The A380 has a flight deck crew of two with crew rest areas provided for additional crew in the flight deck area. The aircraft has five main deck and three upper deck emergency exits on each side of the fuselage; all equipped with Goodrich evacuation slides. Typical seat pitches are as follows and might differ from those implemented by airlines; first class 68 inch, business class 48 inch and economy class 32 - 33 inch.

Systems

The aircraft has an integrated modular avionics (IMA) system which is provided by Thales Avionics in conjunction with Diehl Avionik Systeme using computing modules slotted into cabinets throughout the aircraft. Rockwell Collins supplies Ethernet avionics communications infrastructure at 100 Mbit/s speed with full duplex networking. Cameras are fitted on top of the fin and underneath the fuselage in order to facilitate taxiing on challenging taxiways. The aircraft's fuel management systems are provided by Parker Aerospace including in-tank sensors and wiring, avionics and software to fit into the IMA system. The flight controls are powered by two hydraulic and two electrical systems, each of the latter using at least two different systems in case of failure of any one, making each system fully independant. The wing-mounted landing gear is powered by the green system while the underfuselage main gear runs on the yellow hydraulic system. Power is generated with 180 kVA generators for each engine to be provided by Hamilton Sundstrand, which has also been selected to provide the aircraft's APU.

Avionics

The A380 has a Honeywell flight management system, with Thales/Diehl Displays. Dual Thales Head-Up-Displays are optional. The cockpit layout will be compatible with other Airbus family members and are fitted with eight next-generation 6 x 8 icnh LCD screens, forming the centre of the package. The onboard information system will integrate databases with operator's in-house software packages and enable flight planning and documentation updates while en-route. The onboard maintenance system (OMS) provides real-time information to the ground crew.

Engines

The Airbus A380 is offered with a choice of Alliance (joint venture between General Electric & Pratt & Whitney) GP7200 or Rolls-Royce Trent 900 series. The Trent 900 is a derivative of the Trent 800, while the GP7000 has roots from the GE90 and PW4000. The Trent 900 core is a scaled version of the Trent 500, but incorporates the swept fan technology of the stillborn Trent 8104. The GP7200 has a GE90-derived core and PW4090-derived fan and low-pressure turbo-machinery. When powering the A380 only two of the four engines are fitted with thrust reversers.

Passenger Provisions

Compared to the Boeing 747, the Airbus A380 produces approximately 50% less cabin noise and has a higher cabin air pressure (equivalent to an altitude of 5000 feet). Both features are expected to reduce the effects of travel fatigue.
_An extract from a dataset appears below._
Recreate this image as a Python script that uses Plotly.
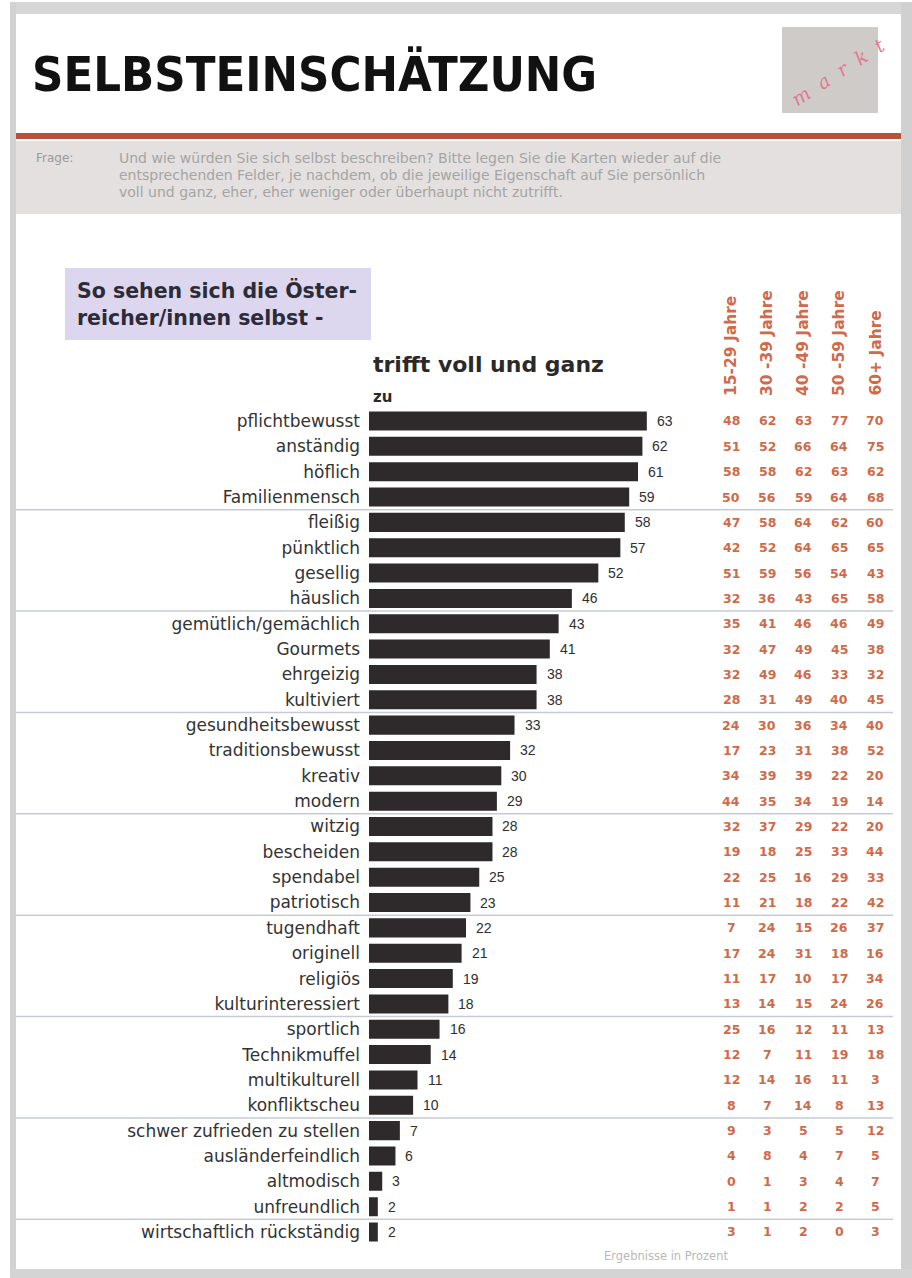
import plotly.graph_objects as go

# ---- data -------------------------------------------------------------
categories = ["pflichtbewusst", "anständig", "höflich", "Familienmensch", "fleißig",
              "pünktlich", "gesellig", "häuslich", "gemütlich/gemächlich", "Gourmets",
              "ehrgeizig", "kultiviert", "gesundheitsbewusst", "traditionsbewusst",
              "kreativ", "modern", "witzig", "bescheiden", "spendabel", "patriotisch",
              "tugendhaft", "originell", "religiös", "kulturinteressiert", "sportlich",
              "Technikmuffel", "multikulturell", "konfliktscheu",
              "schwer zufrieden zu stellen", "ausländerfeindlich", "altmodisch",
              "unfreundlich", "wirtschaftlich rückständig"]
total = [63, 62, 61, 59, 58, 57, 52, 46, 43, 41, 38, 38, 33, 32, 30, 29, 28, 28, 25,
         23, 22, 21, 19, 18, 16, 14, 11, 10, 7, 6, 3, 2, 2]

age_groups = ["15-29 Jahre", "30 -39 Jahre", "40 -49 Jahre", "50 -59 Jahre", "60+ Jahre"]
age_15_29 = [48, 51, 58, 50, 47, 42, 51, 32, 35, 32, 32, 28, 24, 17, 34, 44, 32, 19, 22,
             11, 7, 17, 11, 13, 25, 12, 12, 8, 9, 4, 0, 1, 3]
age_30_39 = [62, 52, 58, 56, 58, 52, 59, 36, 41, 47, 49, 31, 30, 23, 39, 35, 37, 18, 25,
             21, 24, 24, 17, 14, 16, 7, 14, 7, 3, 8, 1, 1, 1]
age_40_49 = [63, 66, 62, 59, 64, 64, 56, 43, 46, 49, 46, 49, 36, 31, 39, 34, 29, 25, 16,
             18, 15, 31, 10, 15, 12, 11, 16, 14, 5, 4, 3, 2, 2]
age_50_59 = [77, 64, 63, 64, 62, 65, 54, 65, 46, 45, 33, 40, 34, 38, 22, 19, 22, 33, 29,
             22, 26, 18, 17, 24, 11, 19, 11, 8, 5, 7, 4, 2, 0]
age_60_plus = [70, 75, 62, 68, 60, 65, 43, 58, 49, 38, 32, 45, 40, 52, 20, 14, 20, 44, 33,
               42, 37, 16, 34, 26, 13, 18, 3, 13, 12, 5, 7, 5, 3]
age_values = [age_15_29, age_30_39, age_40_49, age_50_59, age_60_plus]

title = "SELBSTEINSCHÄTZUNG"
question_lines = [
    "Und wie würden Sie sich selbst beschreiben? Bitte legen Sie die Karten wieder auf die",
    "entsprechenden Felder, je nachdem, ob die jeweilige Eigenschaft auf Sie persönlich",
    "voll und ganz, eher, eher weniger oder überhaupt nicht zutrifft.",
]
subtitle = "So sehen sich die Öster-<br>reicher/innen selbst -"
bar_heading = "trifft voll und ganz"
footnote = "Ergebnisse in Prozent"

# ---- page geometry (pixels -> paper) ------------------------------------
W, H = 912, 1278


def px(x):
    return x / W


def py(y):
    return 1 - y / H


ROW_TOP, ROW_BOTTOM = 421, 1232          # centres of the first and last bar rows
n = len(categories)
step = (ROW_BOTTOM - ROW_TOP) / (n - 1)
plot_top = ROW_TOP - step / 2
plot_bottom = ROW_BOTTOM + step / 2
BAR_LEFT, BAR_RIGHT = 369, 700
UNIT = 4.41                               # pixels per percent
col_x = [731, 767, 803, 839, 875]

ORANGE = "#cf6a4a"
DARK = "#2e2a2b"
LABEL_FONT = "DejaVu Sans"

fig = go.Figure()
fig.add_trace(go.Bar(
    x=total, y=categories, orientation="h",
    marker=dict(color=DARK, line=dict(width=0)),
    width=0.75, hoverinfo="x+y",
))

annotations = []
# value at the end of every bar
for cat, v in zip(categories, total):
    annotations.append(dict(x=v, y=cat, xref="x", yref="y", text=str(v),
                            showarrow=False, xanchor="left", xshift=8,
                            font=dict(family="Liberation Sans", size=14, color="#2f2f2f")))
# table of age groups
for cx, vals in zip(col_x, age_values):
    for cat, v in zip(categories, vals):
        annotations.append(dict(x=px(cx), y=cat, xref="paper", yref="y", text=str(v),
                                showarrow=False, xanchor="center",
                                font=dict(family="DejaVu Sans", size=12.5, color=ORANGE,
                                          weight="bold")))
for cx, label in zip(col_x, age_groups):
    annotations.append(dict(x=px(cx), y=py(398), xref="paper", yref="paper", text=label,
                            textangle=-90, showarrow=False, xanchor="center",
                            yanchor="bottom",
                            font=dict(family="DejaVu Sans", size=15.5, color=ORANGE,
                                      weight="bold")))

# question block, one line per annotation
for i, line in enumerate(question_lines):
    annotations.append(dict(x=px(117), y=py(158 + 17 * i), xref="paper", yref="paper",
                            text=line, showarrow=False, xanchor="left", yanchor="middle",
                            font=dict(family=LABEL_FONT, size=14, color="#a5a5a5")))

# headings and texts
annotations += [
    dict(x=px(30), y=py(74), xref="paper", yref="paper", text=title, showarrow=False,
         xanchor="left", yanchor="middle",
         font=dict(family="DejaVu Sans Condensed, sans-serif",
                   size=48.5, color="#111111", weight="bold")),
    dict(x=px(34), y=py(158), xref="paper", yref="paper", text="Frage:", showarrow=False,
         xanchor="left", yanchor="middle",
         font=dict(family=LABEL_FONT, size=12, color="#9a9a9a")),
    dict(x=px(75), y=py(304), xref="paper", yref="paper", text=subtitle, showarrow=False,
         xanchor="left", yanchor="middle", align="left",
         font=dict(family=LABEL_FONT, size=20.5, color="#2d2b38", weight="bold")),
    dict(x=px(371), y=py(364), xref="paper", yref="paper", text=bar_heading,
         showarrow=False, xanchor="left", yanchor="middle",
         font=dict(family=LABEL_FONT, size=22, color="#2a2a2a", weight="bold")),
    dict(x=px(371), y=py(397), xref="paper", yref="paper", text="zu",
         showarrow=False, xanchor="left", yanchor="middle",
         font=dict(family=LABEL_FONT, size=15, color="#2a2a2a", weight="bold")),
    dict(x=px(666), y=py(1256), xref="paper", yref="paper", text=footnote,
         showarrow=False, xanchor="center", yanchor="middle",
         font=dict(family=LABEL_FONT, size=11.5, color="#b8b8b8")),
    dict(x=px(838), y=py(72), xref="paper", yref="paper", text="m  a  r  k  t",
         textangle=-33, showarrow=False, xanchor="center", yanchor="middle",
         font=dict(family="DejaVu Serif", size=19, color="#e07a92", style="italic")),
]

shapes = [
    # frame
    dict(type="rect", xref="paper", yref="paper", x0=px(10), x1=1, y0=py(2), y1=py(14),
         fillcolor="#d6d6d6", line=dict(width=0), layer="below"),
    dict(type="rect", xref="paper", yref="paper", x0=px(10), x1=px(16), y0=0, y1=py(2),
         fillcolor="#d2d2d2", line=dict(width=0), layer="below"),
    dict(type="rect", xref="paper", yref="paper", x0=px(901), x1=1, y0=0, y1=py(2),
         fillcolor="#d0d0d0", line=dict(width=0), layer="below"),
    dict(type="rect", xref="paper", yref="paper", x0=px(10), x1=1, y0=0, y1=py(1269),
         fillcolor="#d4d4d4", line=dict(width=0), layer="below"),
    # logo tile
    dict(type="rect", xref="paper", yref="paper", x0=px(782), x1=px(878), y0=py(113),
         y1=py(27), fillcolor="#cfcbc8", line=dict(width=0), layer="below"),
    # red rule and question band
    dict(type="rect", xref="paper", yref="paper", x0=px(16), x1=px(901), y0=py(139),
         y1=py(133), fillcolor="#b9503a", line=dict(width=0), layer="below"),
    dict(type="rect", xref="paper", yref="paper", x0=px(16), x1=px(901), y0=py(214),
         y1=py(141), fillcolor="#e3e0df", line=dict(width=0), layer="below"),
    # subtitle box
    dict(type="rect", xref="paper", yref="paper", x0=px(65), x1=px(371), y0=py(340),
         y1=py(268), fillcolor="#dcd7ee", line=dict(width=0), layer="below"),
]
# thin separators after every fourth row
for k in range(4, n, 4):
    shapes.append(dict(type="line", xref="paper", yref="y", x0=px(16), x1=px(893),
                       y0=k - 0.5, y1=k - 0.5,
                       line=dict(color="#c6cbd7", width=1.5), layer="below"))

fig.update_layout(
    width=W, height=H,
    margin=dict(l=0, r=0, t=0, b=0),
    paper_bgcolor="#ffffff", plot_bgcolor="rgba(0,0,0,0)",
    showlegend=False, bargap=0.25,
    xaxis=dict(domain=[px(BAR_LEFT), px(BAR_RIGHT)],
               range=[0, (BAR_RIGHT - BAR_LEFT) / UNIT],
               visible=False, fixedrange=True),
    yaxis=dict(domain=[py(plot_bottom), py(plot_top)], type="category",
               categoryorder="array", categoryarray=categories,
               autorange="reversed", showgrid=False, zeroline=False, showline=False,
               ticks="", ticklabelstandoff=8,
               tickfont=dict(family=LABEL_FONT, size=17, color="#333333"),
               fixedrange=True),
    annotations=annotations,
    shapes=shapes,
)

fig.write_html("out.html")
The upper and lower decks are connected by two stairways, one fore and one aft in the cabin, and are wide enough to accomodate two passengers side-by-side. The A380 may carry a maximum amount of passengers of 853 in an all-economy-class configuration. In a typical three-class-configuration, the A380 carries a maximum amount of 555 passengers, 33% more than a Boeing 747-400.

Compared to the 747, the A380 has larger windows and overhead bins. The wider cabin allows for 19 inch wide economy seats instead of the regular 17 inch seats on comparable aircraft like the 747.

With the introduction of the A380, Airbus' initial publicity stressed the comfort and space of the A380's cabin, anticipating installations such as relaxation areas, bars, duty-free shops, and beauty salons. Although some interest showed some interest in these features it is not expected that any will actually implement these kind of features.